Religion and the State:

The People's Republic of China and Taiwan

by

 

Dr. Richard Madsen

Thursday, March 9, 2006
12:00-1:15 p.m.
Beering Hall, Room 2290

There is a very different relationship between religion and the state in the People’s Republic of China (PRC) on the one hand and Taiwan on the other.  In the PRC the relationship is contentious, in Taiwan relatively harmonious.  It was not always this way.  In the 1950s and 1960s, both the Chinese Communist Party (CCP) in the PRC and the Kuomintang (KMT) in Taiwan set up structures to control religious activity, while putting out propaganda discouraging most forms of religious belief and practice. The evolution of religion-state relationships in Taiwan involved not only the transformation of political structures but also the creative development of new forms of religious belief and practice among the Taiwanese middle classes.  How did this evolution take place in Taiwan?  Under what conditions it could happen in the PRC?
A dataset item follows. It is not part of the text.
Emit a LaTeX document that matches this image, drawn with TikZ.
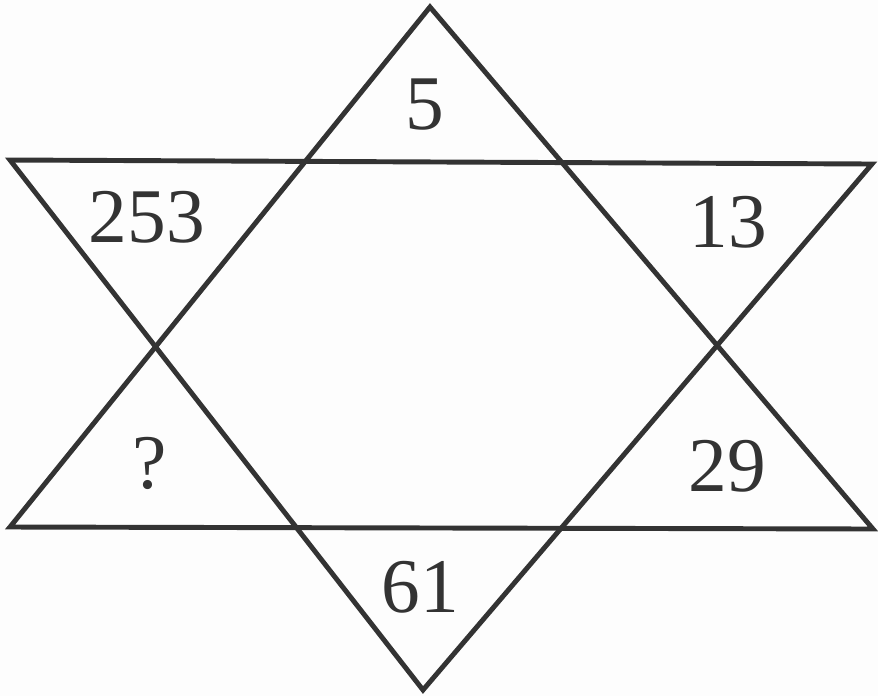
\documentclass[tikz,border=0pt]{standalone}
\usepackage{fontspec}
\setmainfont{Liberation Serif}
\usepackage{tikz}
\usetikzlibrary{calc}
\definecolor{my_ink}{HTML}{333333}
\definecolor{my_paper}{HTML}{FDFDFD}

\begin{document}
\begin{tikzpicture}[
    x=0.01cm, y=-0.01cm,
    side/.style={my_ink, line width=1.4pt, line join=miter},
    num/.style={my_ink, font=\fontsize{22}{24}\selectfont, inner sep=0pt}
]
\useasboundingbox[fill=my_paper] (0,0) rectangle (878,696);

% Upward triangle: apex at top, base at the bottom line
\coordinate (Top) at (430,7);
\coordinate (BL) at (10,527);
\coordinate (BR) at (873,529);

% Downward triangle: base at the top line, apex at the bottom
\coordinate (TL) at (10,160);
\coordinate (TR) at (872,164);
\coordinate (Bot) at (423,690);

\draw[side] (Top) -- (BR) -- (BL) -- cycle;
\draw[side] (TL) -- (TR) -- (Bot) -- cycle;

% Numbers in the six points of the star
\node[num] (top) at (425,105) {5};
\node[num] (upleft) at (147,217) {253};
\node[num] (upright) at (728,222) {13};
\node[num] (lowleft) at (150,463) {?};
\node[num] (lowright) at (727,466) {29};
\node[num] (bottom) at (420,587) {61};

\end{tikzpicture}
\end{document}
Richard Madsen is Professor and Chair of the department of Sociology at the University of California, San Diego. He received an MA in Asian studies and a Ph. D. in sociology from Harvard. He is the author, or co-author of eleven books on Chinese culture, American culture, and international relations. He has also written scholarly articles on how to compare cultures and how to facilitate dialogue among them. His best known works on American culture are those written with Robert Bellah, William Sullivan, Ann Swidler, and Steven Tipton: Habits of the Heart (Berkeley, University of California Press, 1995) and The Good Society (New York, Knopf, 1991). These books explore and criticize the culture of individualism and the institutions that sustain it. Habits of the Heart won the LA Times Book Award and was jury nominated for the Pulitzer Prize. His books on China include Chen Village under Mao and Deng (co-author with Anita Chan and Jonathan Unger) (Berkeley, UC Press, 1992), Morality and Power in a Chinese Village (UC Press, 1984) [winner of the C. Wright Mills Award], Unofficial China (co-edited with Perry Link and Paul Pickowicz) (Boulder, CO: Westview Press, 1989), China and the American Dream (UC Press, 1994), China’s Catholics: Tragedy and Hope in an Emerging Civil Society (UC Press, 1998), and  Popular China: Unofficial Culture in a Globalizing  Society, co-edited with Perry Link and Pickowicz (Boulder, CO: Rowman and Littlefield, 2002). Books on social theory include: Meaning and Modernity, co-edited with William Sullivan, Ann Swidler, Steven Tipton (UC Press, 2002) and The Many and the One: Religious and Secular Perspectives on Ethical Pluralism in the Modern World (Princeton University Press, 2003).